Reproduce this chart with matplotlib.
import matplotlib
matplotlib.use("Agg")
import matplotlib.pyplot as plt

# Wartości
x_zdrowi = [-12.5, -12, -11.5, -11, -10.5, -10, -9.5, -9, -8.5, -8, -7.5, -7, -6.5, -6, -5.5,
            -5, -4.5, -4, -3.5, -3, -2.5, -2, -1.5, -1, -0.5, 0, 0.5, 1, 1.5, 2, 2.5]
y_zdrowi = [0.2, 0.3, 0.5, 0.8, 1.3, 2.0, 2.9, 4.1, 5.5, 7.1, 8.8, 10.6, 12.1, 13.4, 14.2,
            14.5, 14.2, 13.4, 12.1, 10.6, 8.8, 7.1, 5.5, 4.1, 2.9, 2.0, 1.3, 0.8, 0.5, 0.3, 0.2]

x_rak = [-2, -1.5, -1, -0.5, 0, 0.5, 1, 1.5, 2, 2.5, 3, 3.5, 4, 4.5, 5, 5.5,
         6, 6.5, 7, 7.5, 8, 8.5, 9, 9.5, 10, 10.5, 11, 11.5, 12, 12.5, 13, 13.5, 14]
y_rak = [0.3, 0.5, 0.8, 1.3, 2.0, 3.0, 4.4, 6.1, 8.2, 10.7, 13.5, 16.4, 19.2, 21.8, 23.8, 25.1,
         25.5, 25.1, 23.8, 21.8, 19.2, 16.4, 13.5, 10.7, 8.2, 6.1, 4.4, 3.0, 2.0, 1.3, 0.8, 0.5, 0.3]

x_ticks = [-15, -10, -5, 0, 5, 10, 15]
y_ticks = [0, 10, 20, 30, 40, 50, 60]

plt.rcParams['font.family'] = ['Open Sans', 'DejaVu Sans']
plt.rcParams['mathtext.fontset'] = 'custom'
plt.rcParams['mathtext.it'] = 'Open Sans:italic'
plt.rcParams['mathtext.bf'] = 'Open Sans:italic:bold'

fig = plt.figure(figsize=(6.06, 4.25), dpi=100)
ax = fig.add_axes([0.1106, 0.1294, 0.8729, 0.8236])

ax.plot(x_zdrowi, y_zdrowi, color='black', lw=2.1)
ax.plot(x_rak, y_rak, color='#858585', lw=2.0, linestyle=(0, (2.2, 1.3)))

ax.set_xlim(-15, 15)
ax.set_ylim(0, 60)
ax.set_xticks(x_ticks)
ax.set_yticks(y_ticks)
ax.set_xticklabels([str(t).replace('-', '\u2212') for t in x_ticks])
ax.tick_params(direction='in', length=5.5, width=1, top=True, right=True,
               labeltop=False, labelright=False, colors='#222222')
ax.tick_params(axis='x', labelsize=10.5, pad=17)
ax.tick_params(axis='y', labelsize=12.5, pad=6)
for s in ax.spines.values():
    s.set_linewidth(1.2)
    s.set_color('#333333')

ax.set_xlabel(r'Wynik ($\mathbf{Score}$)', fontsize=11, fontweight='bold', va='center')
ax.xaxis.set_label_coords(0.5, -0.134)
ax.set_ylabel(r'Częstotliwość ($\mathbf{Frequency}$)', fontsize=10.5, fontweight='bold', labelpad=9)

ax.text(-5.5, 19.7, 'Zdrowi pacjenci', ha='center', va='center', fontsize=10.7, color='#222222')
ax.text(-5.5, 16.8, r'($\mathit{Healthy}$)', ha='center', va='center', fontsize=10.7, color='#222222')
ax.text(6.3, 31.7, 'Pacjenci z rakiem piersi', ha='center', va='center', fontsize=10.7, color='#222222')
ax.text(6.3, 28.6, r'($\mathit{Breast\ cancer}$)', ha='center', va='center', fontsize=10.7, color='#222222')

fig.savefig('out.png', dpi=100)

* * * * * * * * *

Exercise description =
Extract all the material, leaving every line as it is.

Answer to this task =
Reproduce this chart with matplotlib.
import matplotlib
matplotlib.use("Agg")
import matplotlib.pyplot as plt

# Wartości
x_zdrowi = [-12.5, -12, -11.5, -11, -10.5, -10, -9.5, -9, -8.5, -8, -7.5, -7, -6.5, -6, -5.5,
            -5, -4.5, -4, -3.5, -3, -2.5, -2, -1.5, -1, -0.5, 0, 0.5, 1, 1.5, 2, 2.5]
y_zdrowi = [0.2, 0.3, 0.5, 0.8, 1.3, 2.0, 2.9, 4.1, 5.5, 7.1, 8.8, 10.6, 12.1, 13.4, 14.2,
            14.5, 14.2, 13.4, 12.1, 10.6, 8.8, 7.1, 5.5, 4.1, 2.9, 2.0, 1.3, 0.8, 0.5, 0.3, 0.2]

x_rak = [-2, -1.5, -1, -0.5, 0, 0.5, 1, 1.5, 2, 2.5, 3, 3.5, 4, 4.5, 5, 5.5,
         6, 6.5, 7, 7.5, 8, 8.5, 9, 9.5, 10, 10.5, 11, 11.5, 12, 12.5, 13, 13.5, 14]
y_rak = [0.3, 0.5, 0.8, 1.3, 2.0, 3.0, 4.4, 6.1, 8.2, 10.7, 13.5, 16.4, 19.2, 21.8, 23.8, 25.1,
         25.5, 25.1, 23.8, 21.8, 19.2, 16.4, 13.5, 10.7, 8.2, 6.1, 4.4, 3.0, 2.0, 1.3, 0.8, 0.5, 0.3]

x_ticks = [-15, -10, -5, 0, 5, 10, 15]
y_ticks = [0, 10, 20, 30, 40, 50, 60]

plt.rcParams['font.family'] = ['Open Sans', 'DejaVu Sans']
plt.rcParams['mathtext.fontset'] = 'custom'
plt.rcParams['mathtext.it'] = 'Open Sans:italic'
plt.rcParams['mathtext.bf'] = 'Open Sans:italic:bold'

fig = plt.figure(figsize=(6.06, 4.25), dpi=100)
ax = fig.add_axes([0.1106, 0.1294, 0.8729, 0.8236])

ax.plot(x_zdrowi, y_zdrowi, color='black', lw=2.1)
ax.plot(x_rak, y_rak, color='#858585', lw=2.0, linestyle=(0, (2.2, 1.3)))

ax.set_xlim(-15, 15)
ax.set_ylim(0, 60)
ax.set_xticks(x_ticks)
ax.set_yticks(y_ticks)
ax.set_xticklabels([str(t).replace('-', '\u2212') for t in x_ticks])
ax.tick_params(direction='in', length=5.5, width=1, top=True, right=True,
               labeltop=False, labelright=False, colors='#222222')
ax.tick_params(axis='x', labelsize=10.5, pad=17)
ax.tick_params(axis='y', labelsize=12.5, pad=6)
for s in ax.spines.values():
    s.set_linewidth(1.2)
    s.set_color('#333333')

ax.set_xlabel(r'Wynik ($\mathbf{Score}$)', fontsize=11, fontweight='bold', va='center')
ax.xaxis.set_label_coords(0.5, -0.134)
ax.set_ylabel(r'Częstotliwość ($\mathbf{Frequency}$)', fontsize=10.5, fontweight='bold', labelpad=9)

ax.text(-5.5, 19.7, 'Zdrowi pacjenci', ha='center', va='center', fontsize=10.7, color='#222222')
ax.text(-5.5, 16.8, r'($\mathit{Healthy}$)', ha='center', va='center', fontsize=10.7, color='#222222')
ax.text(6.3, 31.7, 'Pacjenci z rakiem piersi', ha='center', va='center', fontsize=10.7, color='#222222')
ax.text(6.3, 28.6, r'($\mathit{Breast\ cancer}$)', ha='center', va='center', fontsize=10.7, color='#222222')

fig.savefig('out.png', dpi=100)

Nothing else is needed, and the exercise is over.